The reason people love tools like Dataform so much, is that it allows them to automate parts of the ELT workflow. In this blog post we will set our destination dataset, depending on the branch we’re running the definition on.
A really interesting use case is to keep the resulting tables from your scheduled runs on your staging branch(es) separately from the tables created on your production branch. Many possibilities come to mind:
- Set a value in a column — e.g. “staging” and “production” (not within the scope of this blog post)
- Add a prefix or a suffix to your tables and views — e.g. “stg-tablename” and “prd-tablename”
- Use different BigQuery datasets (= Dataform schemas)
Without a doubt, the easiest way to get one of these three solutions done is via environments.
Dataform Environments
Environments are a wrapper around your codebase. Just like environment variables within an operating system or container, they allow you to manipulate and set variables that work through your code, everywhere you use them.
Let’s start with dataform.json: As you can see, I set the defaultSchema parameter to “stg”, which will be default BigQuery dataset where tables will be created or updated.
{ "warehouse": "bigquery", "defaultSchema": "stg", // The default dataet in bigquery is set to stg "assertionSchema": "dataform_assertions", "defaultDatabase": "YOUR_DATABASE" }
By creating an environment within environments.json, one can overwrite the settings from dataform.json, using the configOverride parameter. This is the environment named production, that I created for the master branch. When a job runs on this branch, output will not go to the “stg” dataset, but to the “prd” dataset.

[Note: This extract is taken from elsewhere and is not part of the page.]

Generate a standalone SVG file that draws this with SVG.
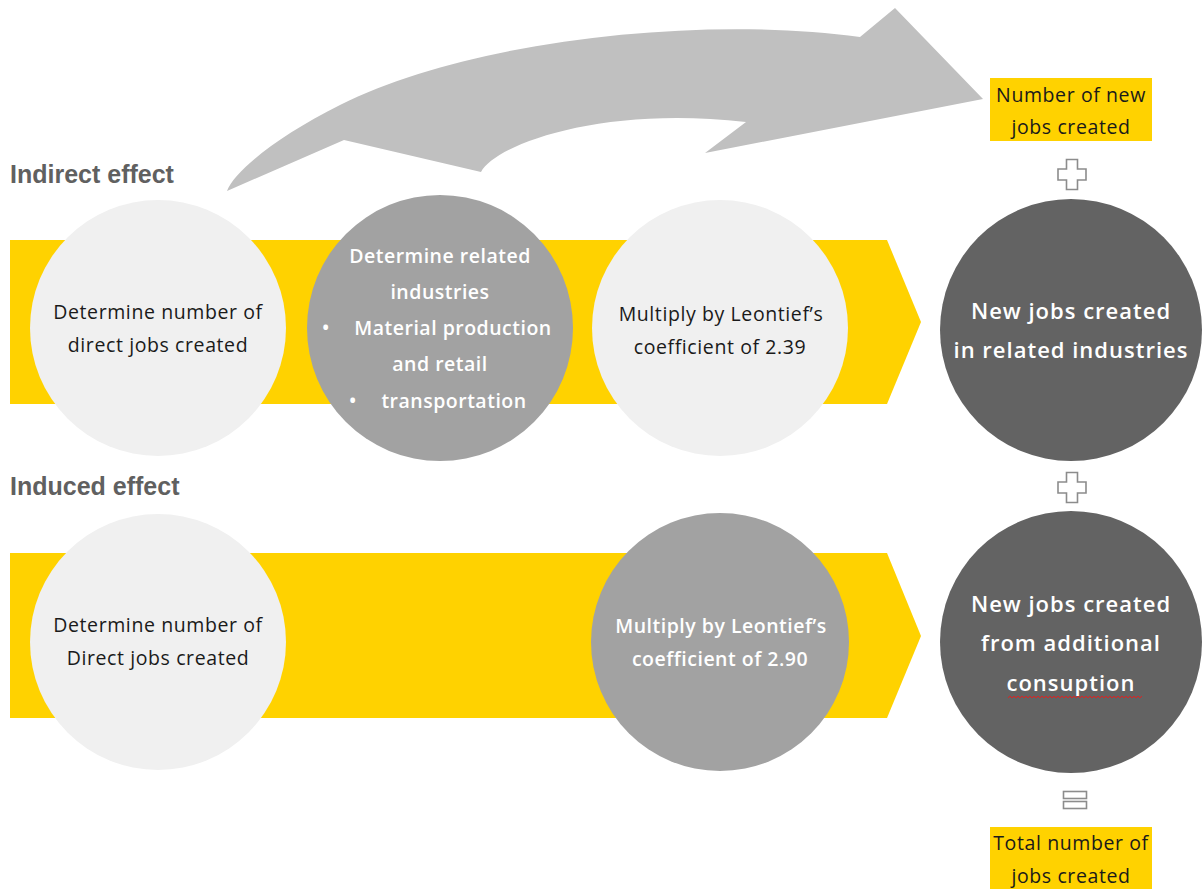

{ "environments": [ { "name": "production", "configOverride": { "defaultSchema": "prd" }, "gitRef": "master" } ] }
Although you don’t need to set the schema explicitly, because we set the default in dataform.json, one can still do it. Within a definition, one can refer to the settings via the dataform object.
config { schema: dataform.projectConfig.defaultSchema, // Optional name: "YOUR_TABLE" }
From this example, it is clear how one can use custom variables to create code and query manipulations that depends on the branch or the environment.